Kanter is a supporter of Fethullah Gulen, an opponent of Erdogan who has been living in the United States since 1999. Gulen was accused by Turkey of orchestrating the failed coup attempt against Erdogan in 2016.
Kanter has continued to support Gulen publicly since the failed coup and on Wednesday he criticized Erdogan again, calling him a “maniac.”
Kanter also suggested that the better the Knicks do this season — and so far they are playing above expectations with a 16-14 record — the more it will agitate Erdogan.
“If we make playoffs, then that will drive him crazy,’’ Kanter said. “Just make the playoffs and drive the dude crazy.”
In that regard, the 6-foot-11 Kanter has more than done his job since joining the Knicks. When he arrived in New York, it was not clear how much playing time he would get, with the Knicks seemingly committed to giving Willy Hernangomez a chance to be the team’s starting center.

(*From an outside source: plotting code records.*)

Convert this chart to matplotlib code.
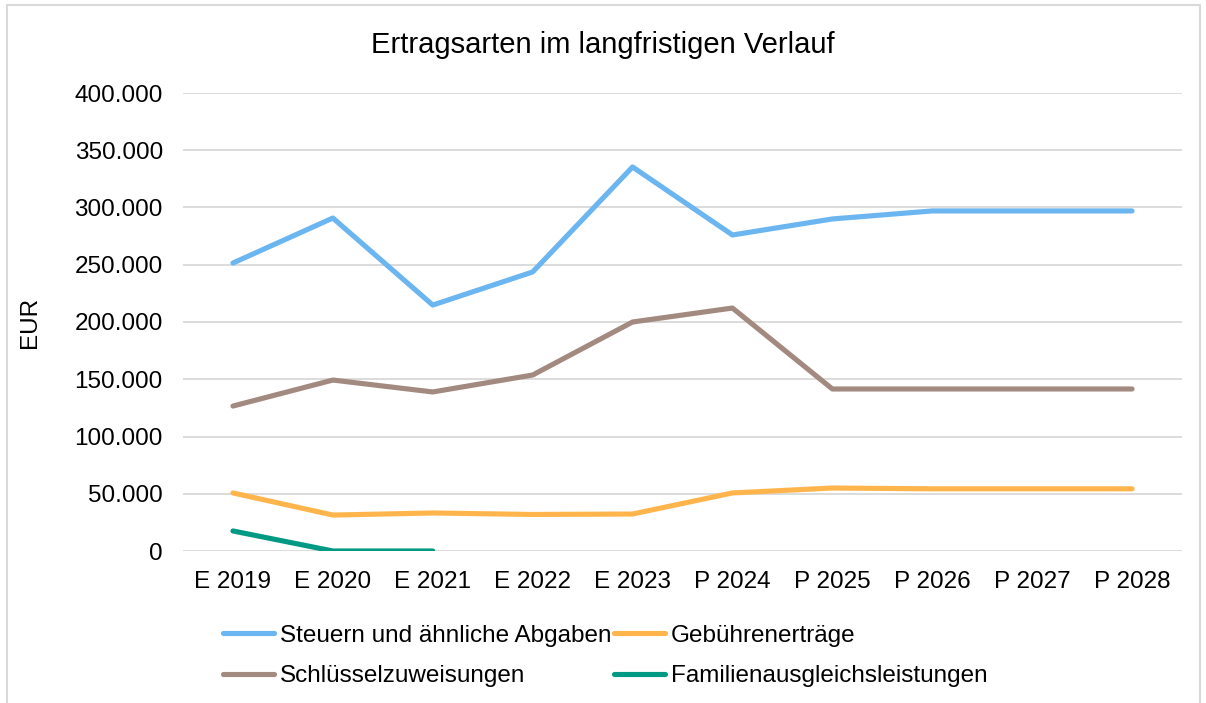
import matplotlib.pyplot as plt
from matplotlib.patches import Rectangle
from matplotlib.ticker import FuncFormatter

plt.rcParams['font.family'] = ['Liberation Sans', 'DejaVu Sans']

years = ['E 2019', 'E 2020', 'E 2021', 'E 2022', 'E 2023',
         'P 2024', 'P 2025', 'P 2026', 'P 2027', 'P 2028']

steuern = [251500, 290800, 214800, 243700, 335400, 276000, 290000, 297000, 297000, 297000]
gebuehren = [50700, 31400, 33200, 31900, 32300, 50700, 55000, 54300, 54300, 54300]
schluessel = [126600, 149300, 138900, 153700, 200000, 212200, 141500, 141500, 141500, 141500]
familien = [17500, 0, 0]

fig = plt.figure(figsize=(12.06, 7.03), dpi=100)
ax = fig.add_axes([183 / 1206, 1 - 551 / 703, 999 / 1206, 458 / 703])

# light grey frame round the whole chart
fig.patches.append(Rectangle((7 / 1206, -0.01), 1193 / 1206, 1 - 5 / 703 + 0.01,
                             transform=fig.transFigure, fill=False,
                             edgecolor='#D9D9D9', linewidth=1.5))

x = range(len(years))
lw = 3.7
l1, = ax.plot(x, steuern, color='#6BB5F0', lw=lw, solid_capstyle='round', label='Steuern und ähnliche Abgaben')
l2, = ax.plot(x, gebuehren, color='#FFB54C', lw=lw, solid_capstyle='round', label='Gebührenerträge')
l3, = ax.plot(x, schluessel, color='#A38A80', lw=lw, solid_capstyle='round', label='Schlüsselzuweisungen')
l4, = ax.plot(range(len(familien)), familien, color='#009A84', lw=lw, solid_capstyle='round',
              label='Familienausgleichsleistungen')

ax.set_xlim(-0.5, 9.5)
ax.set_ylim(0, 400000)
ax.set_yticks(range(0, 400001, 50000))
ax.yaxis.set_major_formatter(FuncFormatter(lambda v, p: f'{int(v):,}'.replace(',', '.')))
ax.set_xticks(list(x))
ax.set_xticklabels(years)
ax.tick_params(length=0, labelsize=17.5)
ax.tick_params(axis='x', pad=14.5)
ax.tick_params(axis='y', pad=14.5)
ax.grid(axis='y', color='#D9D9D9', lw=1.3)
ax.set_axisbelow(True)
for s in ax.spines.values():
    s.set_visible(False)

ax.set_ylabel('EUR', fontsize=17.5)
ax.yaxis.set_label_coords(-0.142, 0.5)
fig.text(0.5, 1 - 45 / 703, 'Ertragsarten im langfristigen Verlauf', ha='center', va='center', fontsize=21)

fig.legend(handles=[l1, l3, l2, l4], ncol=2, loc='upper left',
           bbox_to_anchor=(201 / 1206, 1 - 603 / 703), frameon=False, fontsize=17.5,
           handlelength=2.1, handletextpad=0.25, columnspacing=0.1, labelspacing=0.75)

fig.savefig('out.png', dpi=100)
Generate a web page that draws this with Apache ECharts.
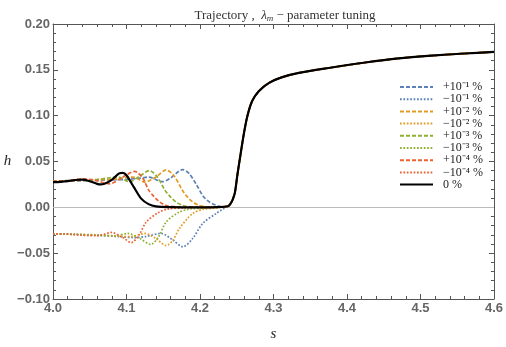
<!DOCTYPE html>
<html lang="en">
<head>
<meta charset="UTF-8">
<title>Trajectory</title>
<script src="https://cdn.jsdelivr.net/npm/echarts@6/dist/echarts.min.js"></script>
<style>
  html, body { margin: 0; padding: 0; background: #fff; }
  #main { width: 506px; height: 347px; }
</style>
</head>
<body>
<div id="main"></div>
<script>
// shared tail: all curves coincide with the 0 % curve after s ~ 4.24
var tail = [
  [4.238, 0.0012], [4.2415, 0.0040], [4.2445, 0.0085], [4.2475, 0.0160], [4.251, 0.0360],
  [4.2556, 0.0600], [4.260, 0.0817], [4.2645, 0.0997], [4.271, 0.1160], [4.280, 0.1267],
  [4.294, 0.1358], [4.312, 0.1420], [4.3345, 0.1466], [4.375, 0.1520], [4.425, 0.1580],
  [4.47, 0.1625], [4.515, 0.1655], [4.56, 0.1678], [4.60, 0.1695]
];

var zeroHead = [
  [4.00, 0.0275], [4.01, 0.0278], [4.02, 0.0285], [4.03, 0.0298], [4.04, 0.0302],
  [4.05, 0.0285], [4.06, 0.0256], [4.065, 0.0250], [4.07, 0.0258], [4.08, 0.0300],
  [4.09, 0.0370], [4.095, 0.0376], [4.10, 0.0350], [4.11, 0.0220], [4.12, 0.0095],
  [4.13, 0.0035], [4.14, 0.0010], [4.16, 0.0002], [4.20, 0.0000], [4.225, 0.0003]
];

var plus1 = [
  [4.00, 0.0280], [4.03, 0.0287], [4.06, 0.0295], [4.08, 0.0300], [4.10, 0.0305],
  [4.12, 0.0320], [4.13, 0.0330], [4.149, 0.0280], [4.16, 0.0320], [4.1766, 0.0412],
  [4.185, 0.0370], [4.195, 0.0250], [4.2036, 0.0130], [4.21, 0.0075], [4.217, 0.0040],
  [4.225, 0.0015], [4.232, 0.0008]
];
var minus1 = [
  [4.00, -0.0290], [4.03, -0.0295], [4.06, -0.0305], [4.09, -0.0320], [4.11, -0.0330],
  [4.125, -0.0320], [4.147, -0.0285], [4.162, -0.0350], [4.1766, -0.0430], [4.19, -0.0340],
  [4.2036, -0.0177], [4.2217, -0.0068], [4.232, -0.0015]
];
var plus2 = [
  [4.00, 0.0280], [4.03, 0.0290], [4.06, 0.0300], [4.08, 0.0305], [4.095, 0.0320],
  [4.109, 0.0330], [4.125, 0.0275], [4.14, 0.0330], [4.154, 0.0408], [4.165, 0.0340],
  [4.175, 0.0200], [4.181, 0.0130], [4.19, 0.0060], [4.199, 0.0020], [4.21, 0.0006],
  [4.228, 0.0002]
];
var minus2 = [
  [4.00, -0.0290], [4.03, -0.0295], [4.06, -0.0300], [4.09, -0.0315], [4.105, -0.0320],
  [4.125, -0.0285], [4.14, -0.0340], [4.154, -0.0418], [4.163, -0.0360], [4.172, -0.0230],
  [4.19, -0.0068], [4.205, -0.0020], [4.225, -0.0005]
];
var plus3 = [
  [4.00, 0.0285], [4.03, 0.0295], [4.06, 0.0305], [4.075, 0.0320], [4.088, 0.0330],
  [4.104, 0.0280], [4.118, 0.0340], [4.131, 0.0400], [4.142, 0.0330], [4.152, 0.0190],
  [4.158, 0.0130], [4.167, 0.0060], [4.1766, 0.0020], [4.19, 0.0006], [4.21, 0.0002]
];
var minus3 = [
  [4.00, -0.0290], [4.03, -0.0295], [4.06, -0.0305], [4.085, -0.0310], [4.102, -0.0285],
  [4.118, -0.0340], [4.133, -0.0404], [4.143, -0.0330], [4.154, -0.0160], [4.17, -0.0060],
  [4.185, -0.0020], [4.21, -0.0005]
];
var plus4 = [
  [4.00, 0.0285], [4.02, 0.0290], [4.04, 0.0310], [4.055, 0.0300], [4.077, 0.0257],
  [4.095, 0.0330], [4.111, 0.0392], [4.122, 0.0320], [4.13, 0.0190], [4.136, 0.0130],
  [4.145, 0.0060], [4.154, 0.0020], [4.17, 0.0006], [4.20, 0.0001]
];
var minus4 = [
  [4.00, -0.0290], [4.02, -0.0292], [4.04, -0.0305], [4.06, -0.0310], [4.0795, -0.0274],
  [4.095, -0.0330], [4.1066, -0.0385], [4.117, -0.0300], [4.127, -0.0160], [4.1427, -0.0060],
  [4.155, -0.0020], [4.18, -0.0005]
];

var names = ['+10⁻¹ %', '−10⁻¹ %', '+10⁻² %', '−10⁻² %', '+10⁻³ %', '−10⁻³ %', '+10⁻⁴ %', '−10⁻⁴ %', '0 %'];
var heads = [plus1, minus1, plus2, minus2, plus3, minus3, plus4, minus4, zeroHead];
var colors = ['#5E81B5', '#5E81B5', '#E19C24', '#E19C24', '#8FB032', '#8FB032', '#EB6235', '#EB6235', '#000000'];

var tickFmt = function (v) {
  return v.toFixed(2).replace('-', '\u2212');
};
var tickFmtX = function (v) {
  return v.toFixed(1);
};

var series = [];
for (var i = 0; i < names.length; i++) {
  var isZero = i === 8;
  var s = {
    name: names[i],
    type: 'line',
    data: heads[i].concat(tail),
    showSymbol: false,
    symbol: 'none',
    smooth: 0.3,
    z: isZero ? 5 : 3,
    lineStyle: {
      color: colors[i],
      width: isZero ? 2.2 : 1.7,
      type: isZero ? 'solid' : (i % 2 === 0 ? [4, 2] : [1.7, 1.7])
    },
    itemStyle: { color: colors[i] }
  };
  if (i === 0) {
    s.markLine = {
      silent: true,
      symbol: 'none',
      label: { show: false },
      lineStyle: { color: '#bbbbbb', width: 1, type: 'solid' },
      data: [{ yAxis: 0 }],
      z: 1
    };
  }
  series.push(s);
}

var axisCommon = {
  axisLine: { show: true, onZero: false, lineStyle: { color: '#555', width: 1 } },
  axisTick: { show: true, inside: true, length: 5, lineStyle: { color: '#555' } },
  minorTick: { show: true, splitNumber: 5, length: 3, lineStyle: { color: '#555' } },
  splitLine: { show: false }
};

var myChart = echarts.init(document.getElementById('main'));
myChart.setOption({
  animation: false,
  title: {
    text: '{n|Trajectory ,  }{i|λ}{sub|m}{n| − parameter tuning}',
    left: 280,
    textAlign: 'center',
    top: 3,
    textStyle: {
      fontWeight: 'normal',
      rich: {
        n: { fontFamily: 'Liberation Serif, serif', fontWeight: 'normal', fontSize: 13, color: '#333' },
        i: { fontFamily: 'Liberation Serif, serif', fontWeight: 'normal', fontStyle: 'italic', fontSize: 13, color: '#333' },
        sub: { fontFamily: 'Liberation Serif, serif', fontWeight: 'normal', fontStyle: 'italic', fontSize: 9, color: '#333', verticalAlign: 'bottom', padding: [6, 0, 0, 0] }
      }
    }
  },
  grid: { left: 53, right: 10, top: 24, bottom: 46, containLabel: false },
  legend: {
    orient: 'vertical',
    left: 399,
    top: 81,
    padding: 0,
    itemWidth: 33,
    itemHeight: 8,
    itemGap: 0.2,
    itemStyle: { opacity: 0 },
    textStyle: { fontFamily: 'Liberation Serif, serif', fontSize: 12, lineHeight: 8, color: '#222', padding: [0, 0, 0, 5] },
    data: names
  },
  xAxis: [
    Object.assign({}, axisCommon, {
      type: 'value', min: 4.0, max: 4.6, interval: 0.1,
      position: 'bottom',
      name: 's', nameLocation: 'middle', nameGap: 28,
      nameTextStyle: { fontFamily: 'Liberation Serif, serif', fontStyle: 'italic', fontSize: 15, color: '#222' },
      axisLabel: { formatter: tickFmtX, fontFamily: 'Liberation Sans, Arial, sans-serif', fontWeight: 'bold', fontSize: 13, color: '#666', margin: 3 }
    }),
    Object.assign({}, axisCommon, {
      type: 'value', min: 4.0, max: 4.6, interval: 0.1,
      position: 'top',
      axisLabel: { show: false }
    })
  ],
  yAxis: [
    Object.assign({}, axisCommon, {
      type: 'value', min: -0.10, max: 0.20, interval: 0.05,
      position: 'left',
      name: 'h', nameLocation: 'middle', nameGap: 38, nameRotate: 0,
      nameTextStyle: { fontFamily: 'Liberation Serif, serif', fontStyle: 'italic', fontSize: 15, color: '#222' },
      axisLabel: { formatter: tickFmt, fontFamily: 'Liberation Sans, Arial, sans-serif', fontWeight: 'bold', fontSize: 13, color: '#666', margin: 3 }
    }),
    Object.assign({}, axisCommon, {
      type: 'value', min: -0.10, max: 0.20, interval: 0.05,
      position: 'right',
      axisLabel: { show: false }
    })
  ],
  series: series
});
</script>
</body>
</html>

Instead, Kanter has pushed Hernangomez to the bench and is averaging 13.2 points and 9.8 rebounds a game while often combining effectively with Kristaps Porzingis, the Knicks’ leading scorer.
Meanwhile, the issues of the country he was raised in — despite having Turkish parents, Kanter was born in Switzerland — seems to be constantly on Kanter’s mind. During an interview over dinner in October with a reporter for The New York Times, Turkey and its president were constant subjects.
“I want people to know what Turkey is doing,” he said during the dinner. “I want to tell the whole media and everybody, ‘O.K., this is what’s going on in Turkey.’”
An earlier version of this article misspelled the surname of the Turkish president in some instances. He is Recep Tayyip Erdogan, not Erdrogan.